The risk of a tsunami in the Mediterranean is smaller than in the Pacific and Indian Oceans, but it is a real possibility, the Department of Geological Survey said on November 5, World Tsunami Awareness Day.
According to the announcement, in 2016 the government created the Cyprus National Committee of the Tsunami Early Warning System in the Mediterranean and North Atlantic, which is coordinated by the Department of Geological Survey.
“Despite the measures taken, everyone should be able to recognise the natural warnings for tsunamis such as a strong earthquake and/or a change in sea level. The effectiveness of any early warning system ultimately depends on how informed and educated a population is, so that it is aware of the risks and potential impacts of a tsunami, “the announcement noted.
Four tsunami warning centres operate in the Mediterranean: in Greece, Turkey, France and Italy.
In the case that they detect a tsunami they will send automatic alerts to members of the Tsunami Early Warning System in the Mediterranean and North Atlantic.
In Cyprus, the alerts are received by the Civil Defense, which after assessing them will trigger the relevant national disaster response plan.
Historical occurrences in the Mediterranean
The announcement states that the highest known tsunami wave ever to be recorded in the Mediterranean was a 15-metre wave in Amorgos, Greece following a 7.5-magnitude earthquake on July 9, 1956.
Cypriot coastlines were hit by tsunamis in 1202, 1222, 1303 and 1953. The one in 1953 occurred after a destructive double earthquake, which killed 40 people in Paphos. It generated a small wave of around 1 metre.
The website tsunami-alarm-system.com says that 10% of all tsunamis worldwide occur in the Mediterranean. On average, one disastrous tsunami takes place in the Mediterranean every century. Greece and southern Italy are mostly affected.
May 2003: A quake near Algeria generated a tsunami which destroyed over 100 boats on Mallorca and flooded Palmas Paseo Maritimo.
17 August 1999: A large destructive earthquake struck north-west Turkey and generated a local tsunami within the Sea of Marmara.
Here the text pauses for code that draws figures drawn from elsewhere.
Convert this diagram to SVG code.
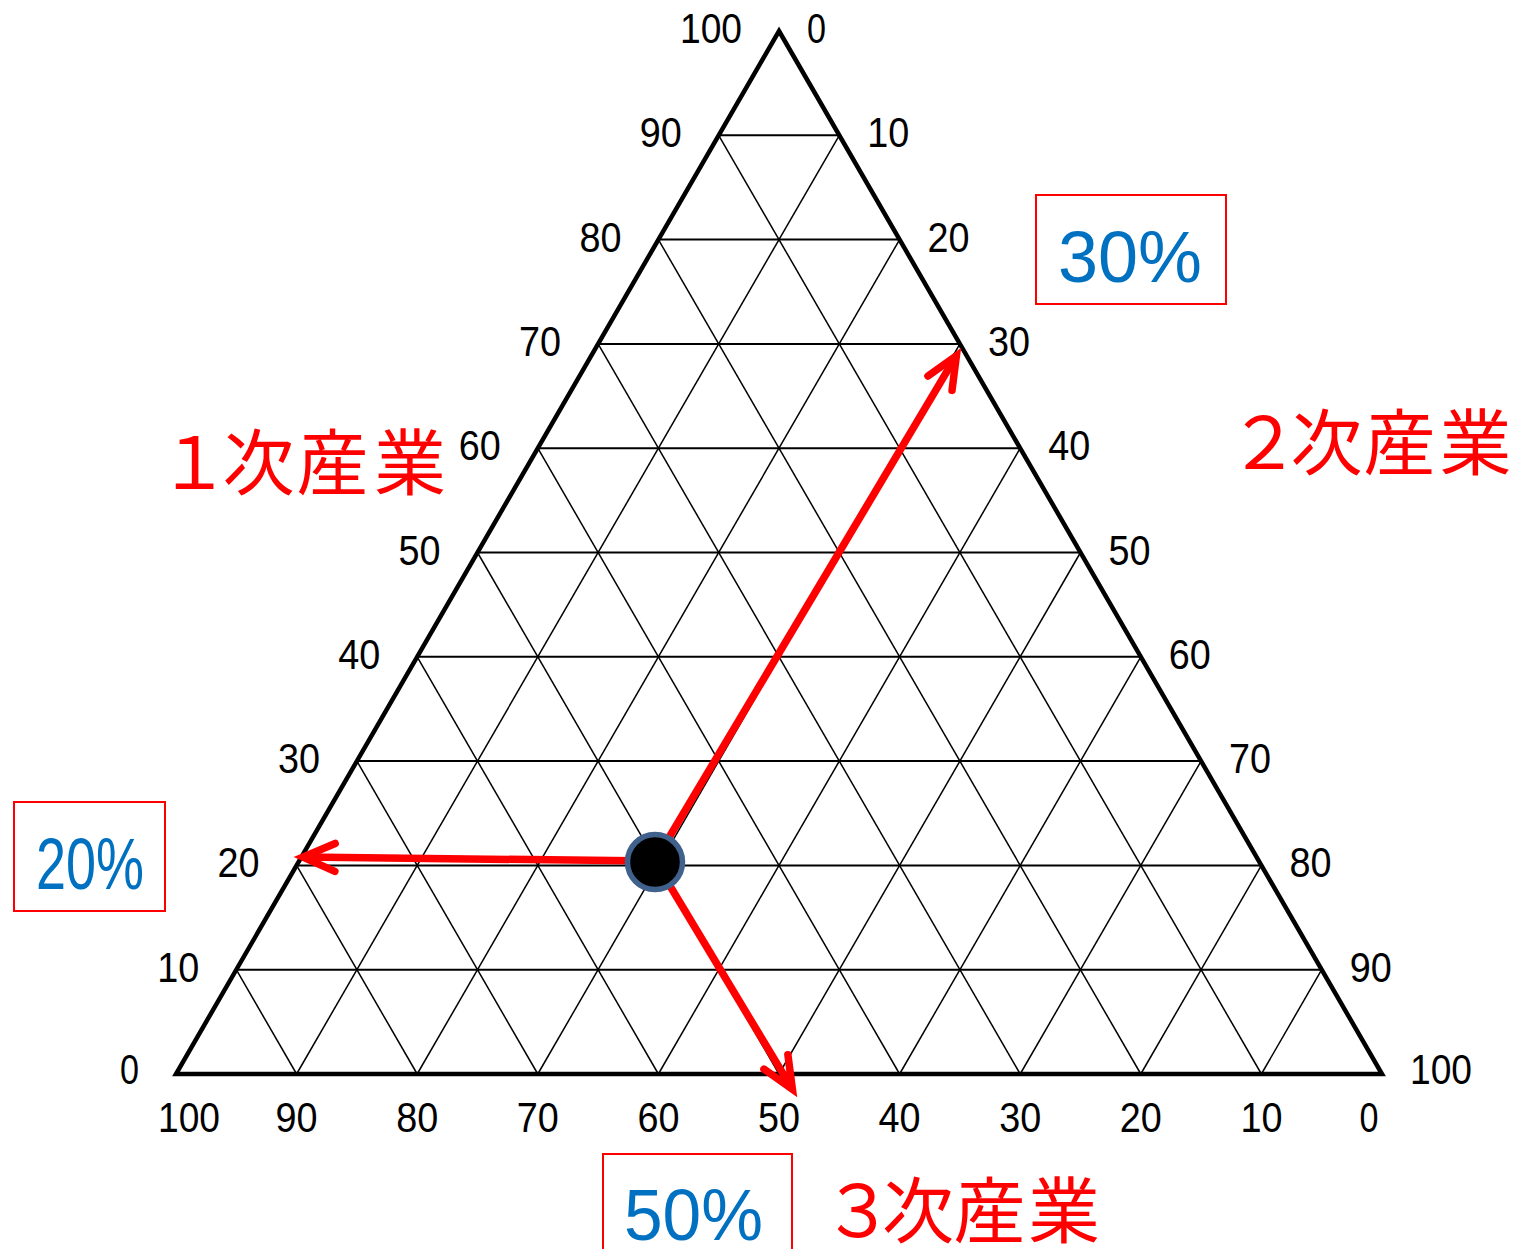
<svg xmlns="http://www.w3.org/2000/svg" width="1515" height="1249" viewBox="0 0 1515 1249">
<style>
.bg{fill:#fff}
.edge{fill:none;stroke:#000;stroke-width:4.5;stroke-linejoin:miter}
.h{stroke:#000;stroke-width:2}
.d{stroke:#000;stroke-width:1.5}
.n{font-family:"Liberation Sans",Arial,sans-serif;font-size:42px;fill:#000}
.ne{text-anchor:end}
.nm{text-anchor:middle}
.pct{font-family:"Liberation Sans",Arial,sans-serif;font-size:72px;fill:#0070C0}
.box{fill:none;stroke:#FF0000;stroke-width:2}
.jp{font-family:"Noto Sans CJK JP","Noto Sans CJK SC",sans-serif;font-size:72px;fill:#FF0000;text-anchor:middle}
.arr{fill:none;stroke:#FF0000;stroke-width:7.5}
</style>
<defs>
<marker id="ah" markerUnits="userSpaceOnUse" viewBox="-45 -25 60 50" markerWidth="60" markerHeight="50" refX="0" refY="0" orient="auto" overflow="visible">
<path d="M-32,-14 L0,0 L-32,14" fill="none" stroke="#FF0000" stroke-width="7.5" stroke-linecap="round" stroke-linejoin="miter"/>
</marker>
</defs>
<rect class="bg" x="0" y="0" width="1515" height="1249"/>

<g id="grid">
<g id="horizontals">
<line class="h" x1="236.3" y1="969.7" x2="1321.7" y2="969.7"/>
<line class="h" x1="296.6" y1="865.4" x2="1261.4" y2="865.4"/>
<line class="h" x1="356.9" y1="761.1" x2="1201.1" y2="761.1"/>
<line class="h" x1="417.2" y1="656.8" x2="1140.8" y2="656.8"/>
<line class="h" x1="477.5" y1="552.5" x2="1080.5" y2="552.5"/>
<line class="h" x1="537.8" y1="448.2" x2="1020.2" y2="448.2"/>
<line class="h" x1="598.1" y1="343.9" x2="959.9" y2="343.9"/>
<line class="h" x1="658.4" y1="239.6" x2="899.6" y2="239.6"/>
<line class="h" x1="718.7" y1="135.3" x2="839.3" y2="135.3"/>
</g>
<g id="diag-left">
<line class="d" x1="296.6" y1="1074" x2="236.3" y2="969.7"/>
<line class="d" x1="417.2" y1="1074" x2="296.6" y2="865.4"/>
<line class="d" x1="537.8" y1="1074" x2="356.9" y2="761.1"/>
<line class="d" x1="658.4" y1="1074" x2="417.2" y2="656.8"/>
<line class="d" x1="779" y1="1074" x2="477.5" y2="552.5"/>
<line class="d" x1="899.6" y1="1074" x2="537.8" y2="448.2"/>
<line class="d" x1="1020.2" y1="1074" x2="598.1" y2="343.9"/>
<line class="d" x1="1140.8" y1="1074" x2="658.4" y2="239.6"/>
<line class="d" x1="1261.4" y1="1074" x2="718.7" y2="135.3"/>
</g>
<g id="diag-right">
<line class="d" x1="296.6" y1="1074" x2="839.3" y2="135.3"/>
<line class="d" x1="417.2" y1="1074" x2="899.6" y2="239.6"/>
<line class="d" x1="537.8" y1="1074" x2="959.9" y2="343.9"/>
<line class="d" x1="658.4" y1="1074" x2="1020.2" y2="448.2"/>
<line class="d" x1="779" y1="1074" x2="1080.5" y2="552.5"/>
<line class="d" x1="899.6" y1="1074" x2="1140.8" y2="656.8"/>
<line class="d" x1="1020.2" y1="1074" x2="1201.1" y2="761.1"/>
<line class="d" x1="1140.8" y1="1074" x2="1261.4" y2="865.4"/>
<line class="d" x1="1261.4" y1="1074" x2="1321.7" y2="969.7"/>
</g>
<polygon id="triangle" class="edge" points="779,31 1382,1074 176,1074"/>
</g>

<g id="left-scale">
<text class="n ne" x="139" y="1084" textLength="19" lengthAdjust="spacingAndGlyphs">0</text>
<text class="n ne" x="199.3" y="981.7" textLength="42" lengthAdjust="spacingAndGlyphs">10</text>
<text class="n ne" x="259.6" y="877.4" textLength="42" lengthAdjust="spacingAndGlyphs">20</text>
<text class="n ne" x="319.9" y="773.1" textLength="42" lengthAdjust="spacingAndGlyphs">30</text>
<text class="n ne" x="380.2" y="668.8" textLength="42" lengthAdjust="spacingAndGlyphs">40</text>
<text class="n ne" x="440.5" y="564.5" textLength="42" lengthAdjust="spacingAndGlyphs">50</text>
<text class="n ne" x="500.8" y="460.2" textLength="42" lengthAdjust="spacingAndGlyphs">60</text>
<text class="n ne" x="561.1" y="355.9" textLength="42" lengthAdjust="spacingAndGlyphs">70</text>
<text class="n ne" x="621.4" y="251.6" textLength="42" lengthAdjust="spacingAndGlyphs">80</text>
<text class="n ne" x="681.7" y="147.3" textLength="42" lengthAdjust="spacingAndGlyphs">90</text>
<text class="n ne" x="742" y="43" textLength="62" lengthAdjust="spacingAndGlyphs">100</text>
</g>

<g id="right-scale">
<text class="n" x="807" y="43" textLength="19" lengthAdjust="spacingAndGlyphs">0</text>
<text class="n" x="867.3" y="147.3" textLength="42" lengthAdjust="spacingAndGlyphs">10</text>
<text class="n" x="927.6" y="251.6" textLength="42" lengthAdjust="spacingAndGlyphs">20</text>
<text class="n" x="987.9" y="355.9" textLength="42" lengthAdjust="spacingAndGlyphs">30</text>
<text class="n" x="1048.2" y="460.2" textLength="42" lengthAdjust="spacingAndGlyphs">40</text>
<text class="n" x="1108.5" y="564.5" textLength="42" lengthAdjust="spacingAndGlyphs">50</text>
<text class="n" x="1168.8" y="668.8" textLength="42" lengthAdjust="spacingAndGlyphs">60</text>
<text class="n" x="1229.1" y="773.1" textLength="42" lengthAdjust="spacingAndGlyphs">70</text>
<text class="n" x="1289.4" y="877.4" textLength="42" lengthAdjust="spacingAndGlyphs">80</text>
<text class="n" x="1349.7" y="981.7" textLength="42" lengthAdjust="spacingAndGlyphs">90</text>
<text class="n" x="1410" y="1084" textLength="62" lengthAdjust="spacingAndGlyphs">100</text>
</g>

<g id="bottom-scale">
<text class="n nm" x="189" y="1132" textLength="62" lengthAdjust="spacingAndGlyphs">100</text>
<text class="n nm" x="296.6" y="1132" textLength="42" lengthAdjust="spacingAndGlyphs">90</text>
<text class="n nm" x="417.2" y="1132" textLength="42" lengthAdjust="spacingAndGlyphs">80</text>
<text class="n nm" x="537.8" y="1132" textLength="42" lengthAdjust="spacingAndGlyphs">70</text>
<text class="n nm" x="658.4" y="1132" textLength="42" lengthAdjust="spacingAndGlyphs">60</text>
<text class="n nm" x="779" y="1132" textLength="42" lengthAdjust="spacingAndGlyphs">50</text>
<text class="n nm" x="899.6" y="1132" textLength="42" lengthAdjust="spacingAndGlyphs">40</text>
<text class="n nm" x="1020.2" y="1132" textLength="42" lengthAdjust="spacingAndGlyphs">30</text>
<text class="n nm" x="1140.8" y="1132" textLength="42" lengthAdjust="spacingAndGlyphs">20</text>
<text class="n nm" x="1261.4" y="1132" textLength="42" lengthAdjust="spacingAndGlyphs">10</text>
<text class="n nm" x="1369" y="1132" textLength="19" lengthAdjust="spacingAndGlyphs">0</text>
</g>

<g id="axis-label-1">
<text class="jp" x="194 258.5 332.5 410" y="489">１次産業</text>
</g>
<g id="axis-label-2">
<text class="jp" x="1264 1326.5 1399.5 1475.5" y="469">２次産業</text>
</g>
<g id="axis-label-3">
<text class="jp" x="858 918 989.5 1064" y="1237">３次産業</text>
</g>

<g id="connectors">
<line class="arr" x1="655" y1="861" x2="303" y2="857.1" marker-end="url(#ah)"/>
<line class="arr" x1="655" y1="861" x2="956.4" y2="355.7" marker-end="url(#ah)"/>
<line class="arr" x1="655" y1="861" x2="792.4" y2="1089.3" marker-end="url(#ah)"/>
</g>

<g id="point">
<circle cx="655" cy="862" r="27.5" fill="#000" stroke="#41618D" stroke-width="5.5"/>
</g>

<g id="value-30">
<rect class="box" x="1036" y="195" width="190" height="109"/>
<text class="pct" x="1058" y="282" textLength="144" lengthAdjust="spacingAndGlyphs">30%</text>
</g>
<g id="value-20">
<rect class="box" x="14" y="802" width="151" height="109"/>
<text class="pct" x="36" y="889" textLength="108" lengthAdjust="spacingAndGlyphs">20%</text>
</g>
<g id="value-50">
<rect class="box" x="603" y="1154" width="189" height="110"/>
<text class="pct" x="624" y="1240" textLength="139" lengthAdjust="spacingAndGlyphs">50%</text>
</g>
</svg>
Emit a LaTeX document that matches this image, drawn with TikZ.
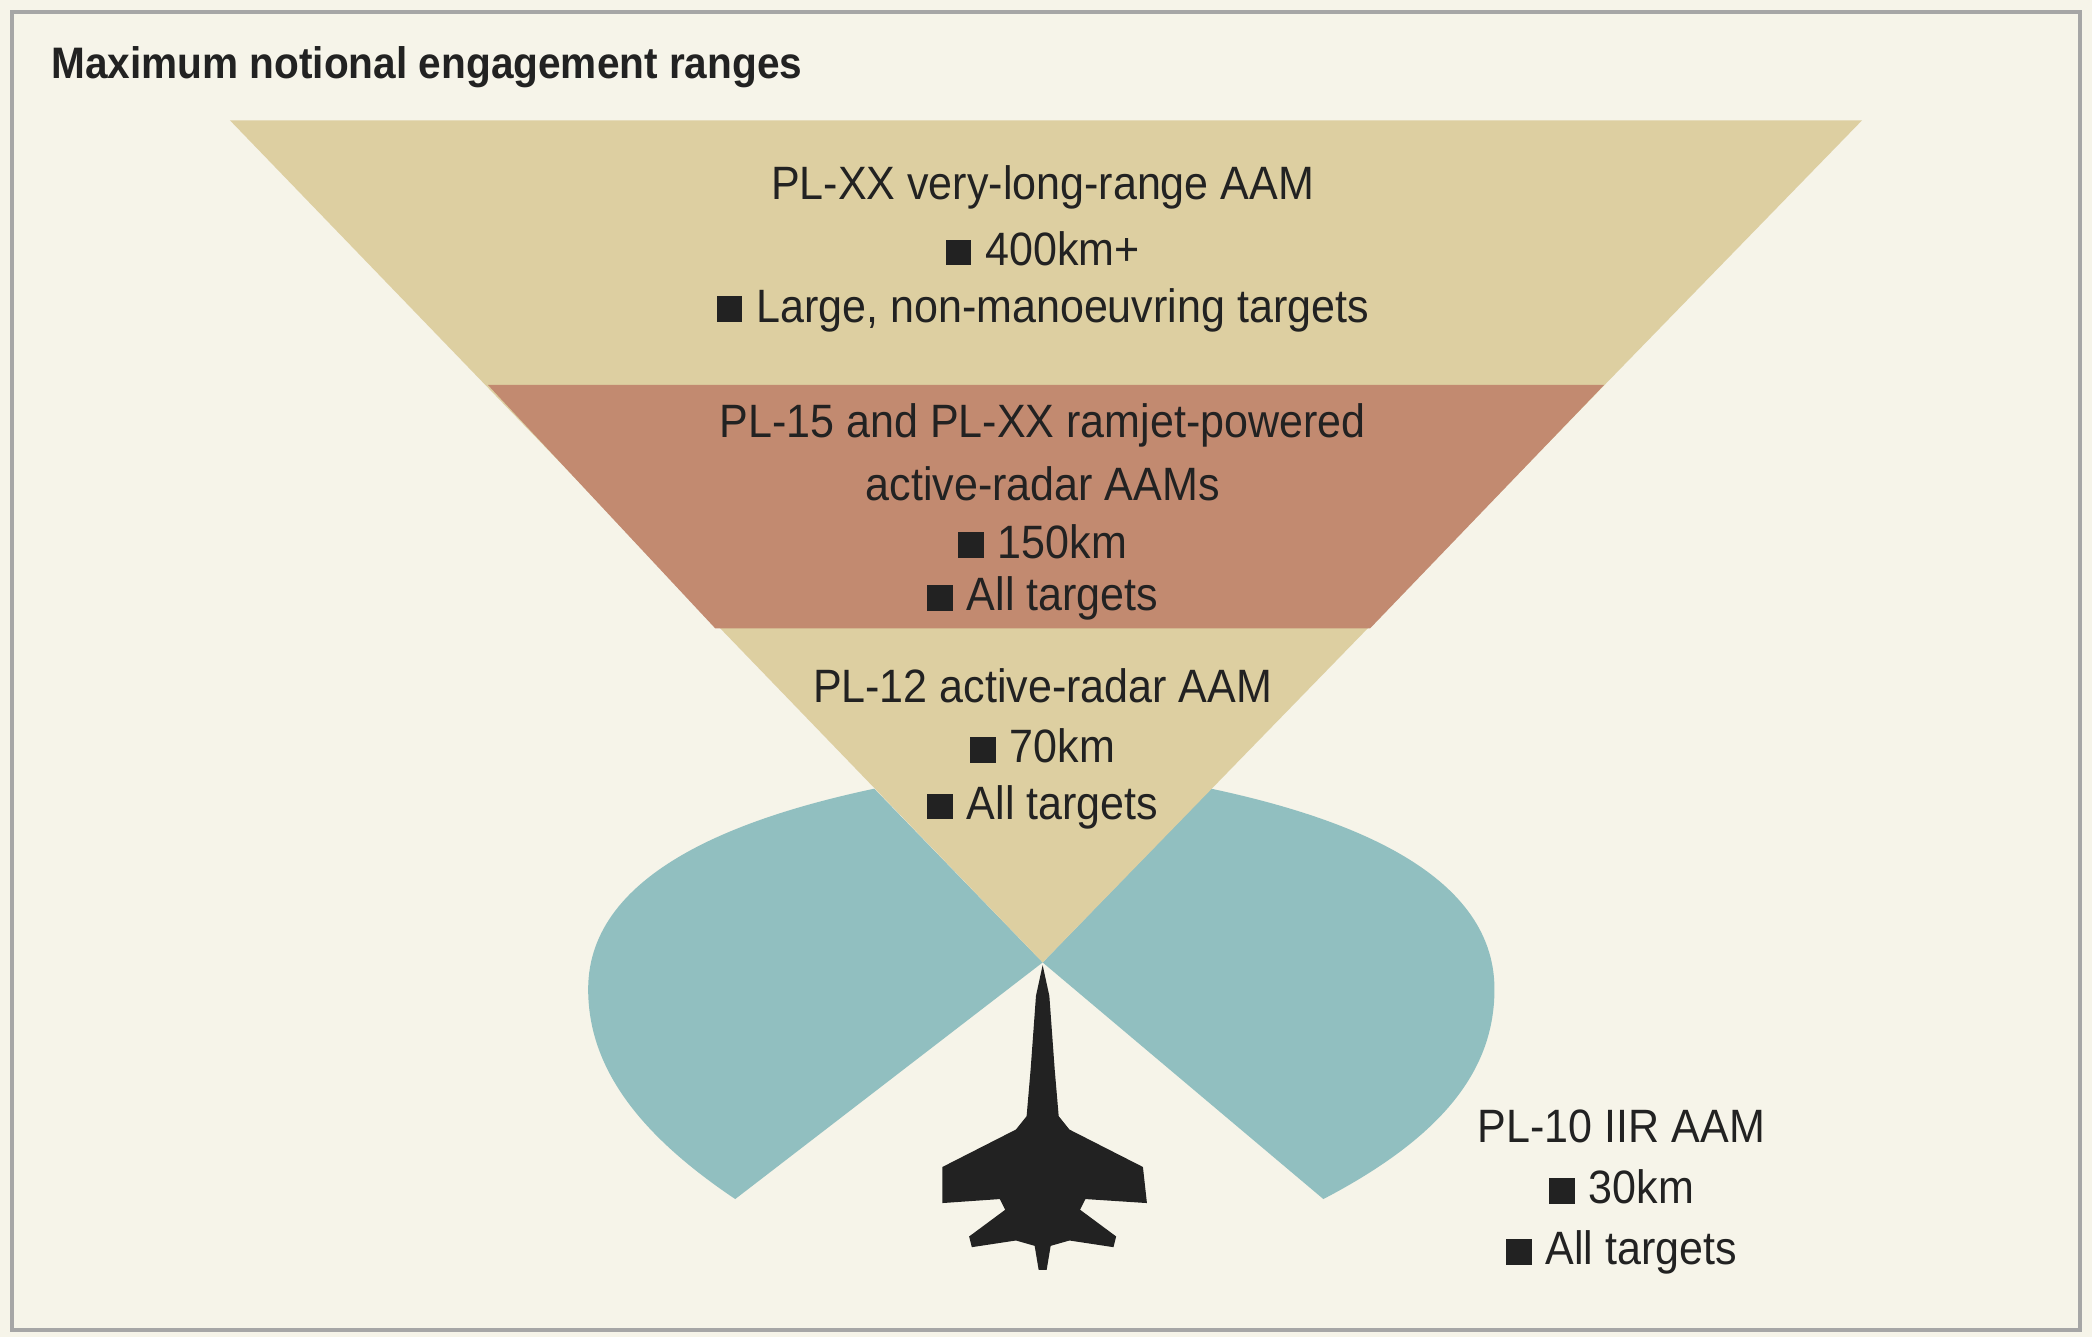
\documentclass[tikz,border=0pt]{standalone}
\usepackage{fontspec}
\setmainfont{Liberation Sans}[FakeStretch=0.92]
\begin{document}
\begin{tikzpicture}[x=0.5pt,y=-0.5pt]
\definecolor{bg}{HTML}{F6F4E9}
\definecolor{tan}{HTML}{DDCFA1}
\definecolor{rust}{HTML}{C28A70}
\definecolor{teal}{HTML}{91BFC0}
\definecolor{ink}{HTML}{222222}
\tikzset{lbl/.style={font=\fontsize{17.5}{19}\selectfont,text=ink,anchor=center,inner sep=0}}
\newcommand{\bsq}{\rule{0.55em}{0.55em}\hspace{0.3em}}
\useasboundingbox (0,0) rectangle (1565,1000);
\fill[bg] (0,0) rectangle (1565,1000);
\draw[gray!70,line width=1.5pt] (9,9) rectangle (1556,995);
\node[anchor=west,inner sep=0,font=\bfseries\fontsize{16.5}{18}\selectfont,text=ink] (title) at (38,50) {Maximum notional engagement ranges};
% lobes
\fill[teal] (780,720) -- (654,590) .. controls (560,610) and (440,650) .. (440,740) .. controls (440,800) and (480,850) .. (550,897) -- cycle;
\fill[teal] (780,720) -- (906,590) .. controls (1000,610) and (1118,650) .. (1118,740) .. controls (1118,800) and (1080,850) .. (990,897) -- cycle;
% triangle bands
\fill[tan] (172,90) -- (1393,90) -- (780,720) -- cycle;
\fill[rust] (365,288) -- (1200,288) -- (1025,470) -- (535,470) -- cycle;
% jet
\fill[ink] (780,722) -- (785,745) -- (789,800) -- (792,835) -- (800,845) -- (855,873) -- (858,900) -- (812,897) -- (808,905) -- (835,925) -- (833,933) -- (800,928) -- (786,932) -- (783,950) -- (777,950) -- (774,932) -- (760,928) -- (727,933) -- (725,925) -- (752,905) -- (748,897) -- (705,900) -- (705,873) -- (760,845) -- (768,835) -- (771,800) -- (775,745) -- cycle;
% texts
\node[lbl] (a1) at (780,140) {PL-XX very-long-range AAM};
\node[lbl] (a2) at (780,186) {\bsq 400km+};
\node[lbl] (a3) at (780,232) {\bsq Large, non-manoeuvring targets};
\node[lbl] (b1) at (780,318) {PL-15 and PL-XX ramjet-powered};
\node[lbl] (b2) at (780,362) {active-radar AAMs};
\node[lbl] (b3) at (780,405) {\bsq 150km};
\node[lbl] (b4) at (780,448) {\bsq All targets};
\node[lbl] (c1) at (780,513) {PL-12 active-radar AAM};
\node[lbl] (c2) at (780,558) {\bsq 70km};
\node[lbl] (c3) at (780,604) {\bsq All targets};
\node[lbl] (d1) at (1213,843) {PL-10 IIR AAM};
\node[lbl] (d2) at (1213,888) {\bsq 30km};
\node[lbl] (d3) at (1213,937) {\bsq All targets};
\end{tikzpicture}
\end{document}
Its epicentre was in the Gulf of Izmit. Official estimates indicated that about 17 000 people lost their lives and thousands more were injured.
9 October 1963: In Italy, near the town of Longarone, the entire northern slope of Mount Toc slid into the Vaiont dam. The water spilled over the dam and destroyed a number of villages with a wave of 140 metres. 4 000 people lost their lives.
9 July 1956: The best documented and most recent tsunamigenic earthquake in the Aegean Sea between Greece and Turkey is the one that occurred near the south-west coast of the island of Amorgos, killing 53 people, injuring 100 and destroying hundreds of houses. The waves were particularly high on the south coast of Amorgos and on the north coast of the island of Astypalaea. At these two places, the reported heights of the tsunami were 15m.
28 December 1908: Due to an earthquake and the ensuing tsunami, the city of Messina in Italy was almost completely destroyed. More than 75 000 people were killed.
1. November 1755: The Portuguese capital of Lisbon and its inhabitants were particularly badly hit by an earthquake that occurred in the eastern Atlantic Ocean. Two thirds of the city was destroyed from resulting fires. The people seeking refuge from the flames on the banks of the Tejo River were surprised by huge flood waves produced by the earthquake. Some 60 000 people lost their lives. The waves were even observed in Ireland and on the other side of the Atlantic on the Lesser Antilles. On the coastline of the Madeira Islands the waves still had a height of 15 metres.
1672: The Cyclade islands, especially Santorini, were shaken by an earthquake The island Kos, in the east, was completely swallowed by the ensuing tsunami.
26 September 1650: A destructive earthquake was accompanied by a submarine explosion from the Colombo Volcano, which crater lies in the sea to the northeast of the island of Santorini. There was a devastating tsunami observed on the island of Ios, north of Santorini, and waves of up to 16 m were reported.
1303 AD: The quake with an estimated strength of 8 destroyed the island Rhodos and the eastern part of Crete. It caused a tsunami which reached the Egyptian coast.
365 AD: The quake of 8 to 8,5 in the year 365 caused heavy destruction on the whole of Crete. The tsunami that developed because of the quake destroyed complete coastal regions as far as Egypt and eastern Sicily. Records indicate that 50 000 people lost their lives in Alexandria.
In 1628 BC: The coasts of the entire eastern Mediterranean were submerged by flood waves of up to 60 metres high. The wave, caused by a volcanic eruption on Santorini, a Greek island in the Aegean Sea, and is believed to be responsible for the destruction of the Minoan culture.